In Uncategorized on 11/29/2021 at 16:19

My four-thousandth (count ’em, four-thousandth) blogpost since I began this enterprise in December, 2010, features a prediction come to pass.

See my blogpost “26822-21,” 10/15/21.

A colleague e-mailed me the following this afternoon: “Lew, I know you were watching for a 32000 docket number in 2021.  I just received 32052-21 this afternoon!”

Many thanks, Lyle! And good luck with the case!

Roll on the next four thousand posts!

  1. 32000 was served today — but the case was filed October 5. If a petition is received in December but not processed until January, is it assigned a -21 or -22 number?


  2. Mr Kamman, you are the second person who addressed that question to me today. I must unhappily respond to you as I did to the other: an excellent question, but you have addressed it to the wrong person. I do not know the answer. You might wish to ask Diane Servoss, Esq., the Chief Clerk of the Tax Court.


  3. I found the docket for Case 15000-20. Or, as the Tax Court website calls it, 15000-20SL. An amended petition was filed so maybe an L case turned into an S case. Anyway, it was received December 28, 2020, but not served until March 4, 2021. So apparently, at least for last year, they kept assigning 2020 numbers until all the petitions received that year were processed.

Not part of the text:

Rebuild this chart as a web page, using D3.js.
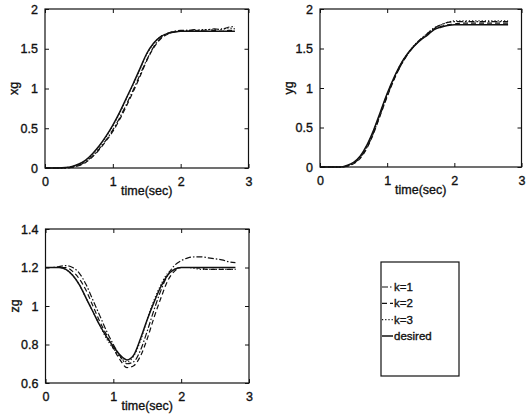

    • It’s of course possible that the amendment reflected a reduced amount at issue below $50K as the result of a paydown, thus gaining small-claimer status. This tactic is useful when the amount at issue above $50K is sufficiently small, and the tactical advantages sufficiently great, to warrant employing it.


  4. Whether the current docket assignment protocols will continue into 2022 is a question which I cannot answer.